Silicon Valley Failure and the Multifamily Market

What Does a Bank Collapse Have to Do with Multifamily?

The recent collapse of Silicon Valley Bank is linked to the same misguided assumptions of persistent low interest rates that have contributed to the higher potential for distress in the multifamily market. Apartment owners with financing that was dependent on continued low interest rates are now increasingly vulnerable, and multifamily investors looking for a buying opportunity have long-awaited the moment when this potential for distressed properties would meaningfully intersect with market forces. While we have not reached this moment in the multifamily market, the bank failure illustrates the broader impacts of interest rate hikes throughout the economy and the magnitude of potential losses faced by those who acted on the incorrect assumption that rates would remain lower for longer.

Multifamily, the Nation, and the Economy

​Banks Collapse Affecting Mortgage Rates, VC, PropTech

Via GlobeSt: “A drop in home mortgage rates, a pause (or even cut) by the Federal Reserve at its March 22 meeting, and the need to obtain new letters of credit are among the matters to ponder as commercial real estate companies and venture-capital groups sort through the fallout of the collapse of Silicon Valley Bank and Signature Bank.”

Multifamily and the Housing Market

February 2023 National Multifamily Report

Via Yardi Matrix: Multifamily rents are in a holding pattern, with national monthly rent growth at zero—neither positive nor negative—at the close of the winter season, but Midwestern markets continue to show positive growth.

Multifamily Markets and Reports

February 2023 Rent Growth Report

Via CoStar: For the third month in a row, Indianapolis came out on top with the largest market rent growth. Several other Midwest markets are also among the top 10 rent growth leaders as new supply additions pose less of an issue in these areas.
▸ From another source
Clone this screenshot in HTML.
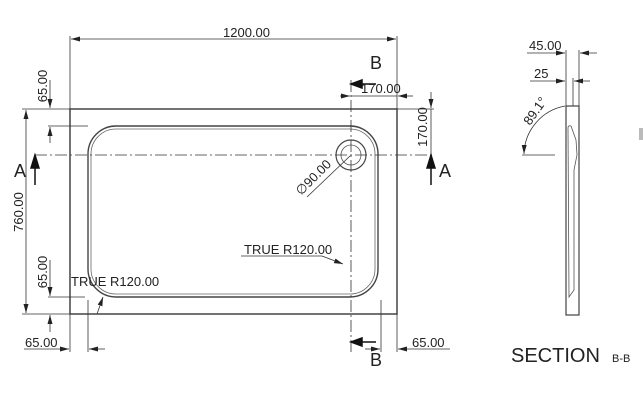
<!DOCTYPE html>
<html><head><style>
html,body{margin:0;padding:0;background:#fff;}
svg{display:block;}
text{font-family:"Liberation Sans",sans-serif;fill:#222;}
</style></head><body>
<svg width="643" height="400" viewBox="0 0 643 400" xmlns="http://www.w3.org/2000/svg">
<defs>
<marker id="ar" markerWidth="10" markerHeight="6" refX="9" refY="3" orient="auto" markerUnits="userSpaceOnUse"><path d="M0,0.5 L9,3 L0,5.5 z" fill="#222"/></marker>
</defs>
<g stroke="#333" stroke-width="0.8" fill="none">
<rect x="70" y="109" width="327" height="205" stroke="#444" stroke-width="1.5"/>
<rect x="88" y="126" width="290" height="171" rx="28" stroke="#444" stroke-width="1.4"/>
<rect x="91" y="129" width="284" height="165" rx="25" stroke="#666" stroke-width="0.8"/>
<circle cx="351" cy="155" r="15" stroke="#444" stroke-width="1.2"/>
<circle cx="351" cy="155" r="10" stroke="#555"/>
<line x1="35" y1="155" x2="432" y2="155" stroke-dasharray="12,3,2,3"/>
<line x1="351" y1="80" x2="351" y2="352" stroke-dasharray="12,3,2,3"/>
<line x1="70" y1="36" x2="70" y2="109"/><line x1="397" y1="36" x2="397" y2="109"/>
<line x1="200" y1="39" x2="396" y2="39" marker-end="url(#ar)"/>
<line x1="200" y1="39" x2="71" y2="39" marker-end="url(#ar)"/>
<line x1="22" y1="109" x2="70" y2="109"/><line x1="22" y1="314" x2="70" y2="314"/>
<line x1="26" y1="200" x2="26" y2="110" marker-end="url(#ar)"/>
<line x1="26" y1="200" x2="26" y2="313" marker-end="url(#ar)"/>
<line x1="48" y1="126" x2="88" y2="126"/>
<line x1="50" y1="80" x2="50" y2="108" marker-end="url(#ar)"/>
<line x1="50" y1="143" x2="50" y2="127" marker-end="url(#ar)"/>
<line x1="48" y1="297" x2="85" y2="297"/>
<line x1="50" y1="260" x2="50" y2="296" marker-end="url(#ar)"/>
<line x1="50" y1="332" x2="50" y2="315" marker-end="url(#ar)"/>
<line x1="70" y1="314" x2="70" y2="352"/><line x1="88" y1="300" x2="88" y2="352"/>
<line x1="24" y1="349" x2="69" y2="349" marker-end="url(#ar)"/>
<line x1="105" y1="349" x2="89" y2="349" marker-end="url(#ar)"/>
<line x1="381" y1="300" x2="381" y2="352"/><line x1="397" y1="314" x2="397" y2="352"/>
<line x1="365" y1="349" x2="380" y2="349" marker-end="url(#ar)"/>
<line x1="450" y1="349" x2="398" y2="349" marker-end="url(#ar)"/>
<line x1="340" y1="96" x2="350" y2="96" marker-end="url(#ar)"/>
<line x1="413" y1="96" x2="398" y2="96" marker-end="url(#ar)"/>
<line x1="351" y1="96" x2="397" y2="96"/>
<line x1="397" y1="109" x2="434" y2="109"/>
<line x1="431" y1="92" x2="431" y2="108" marker-end="url(#ar)"/>
<line x1="431" y1="172" x2="431" y2="156" marker-end="url(#ar)"/>
<line x1="431" y1="109" x2="431" y2="155"/>
<line x1="307" y1="197" x2="350" y2="156"/>
<line x1="241" y1="256" x2="322" y2="256"/>
<line x1="322" y1="256" x2="343" y2="264" marker-end="url(#ar)"/>
<line x1="97" y1="314" x2="103" y2="297" marker-end="url(#ar)"/>
<rect x="566" y="106" width="13" height="209" stroke="#444" stroke-width="1.2"/>
<path d="M568,128 Q568,125 571,126 L576,140 L577,155 L574,170 L574,290 L569,297 Z" stroke="#555"/>
<line x1="566" y1="50" x2="566" y2="106"/><line x1="579" y1="50" x2="579" y2="106"/>
<line x1="527" y1="53" x2="565" y2="53" marker-end="url(#ar)"/>
<line x1="597" y1="53" x2="580" y2="53" marker-end="url(#ar)"/>
<line x1="573" y1="78" x2="573" y2="106"/>
<line x1="530" y1="81" x2="565" y2="81" marker-end="url(#ar)"/>
<line x1="590" y1="81" x2="574" y2="81" marker-end="url(#ar)"/>
<line x1="522" y1="155" x2="555" y2="155"/>
<path d="M565,106 A50,50 0 0 0 524,154" marker-end="url(#ar)"/>
</g>
<g fill="#111" stroke="#111" stroke-width="1.5">
<line x1="351" y1="84" x2="376" y2="84"/><path d="M351,84 L362,80 L362,88 z"/>
<line x1="351" y1="342" x2="376" y2="342"/><path d="M351,342 L362,338 L362,346 z"/>
<line x1="35" y1="185" x2="35" y2="157"/><path d="M35,155 L31,168 L39,168 z"/>
<line x1="431" y1="185" x2="431" y2="157"/><path d="M431,155 L427,168 L435,168 z"/>
</g>
<rect x="639" y="128" width="4" height="12" fill="#bbb"/>
<g font-size="13">
<text x="223" y="37">1200.00</text>
<text x="361" y="93">170.00</text>
<text x="71" y="286">TRUE R120.00</text>
<text x="244" y="254">TRUE R120.00</text>
<text x="25" y="347">65.00</text>
<text x="412" y="347">65.00</text>
<text x="529" y="50">45.00</text>
<text x="534" y="78">25</text>
<text transform="translate(47,86) rotate(-90)" text-anchor="middle">65.00</text>
<text transform="translate(47,272) rotate(-90)" text-anchor="middle">65.00</text>
<text transform="translate(23,212) rotate(-90)" text-anchor="middle">760.00</text>
<text transform="translate(427,127) rotate(-90)" text-anchor="middle">170.00</text>
<text transform="translate(301,196) rotate(-45)">∅90.00</text>
<text transform="translate(530,126) rotate(-55)">89.1°</text>
</g>
<g font-size="18">
<text x="370" y="69">B</text>
<text x="370" y="366">B</text>
<text x="14" y="177">A</text>
<text x="439" y="177">A</text>
</g>
<text x="511" y="362" font-size="20">SECTION</text>
<text x="612" y="362" font-size="11">B-B</text>
</svg>
</body></html>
Commercial Real Estate and the Macro Economy

Consumer Price Index: February 2023

Via Bureau of Labor Statistics: The index for shelter was the largest contributor to the monthly all items increase, accounting for over 70 percent of the increase, with the indexes for food, recreation, and household furnishings and operations also contributing.

Other Real Estate News and Reports

Disconnect Emerges Between Office Job Growth & Office Demand

Via CBRE: Although U.S. office-using employment has steadily increased during eight of the past 10 quarters and is 5.4% above pre-pandemic levels, occupied office space has remained relatively stagnant.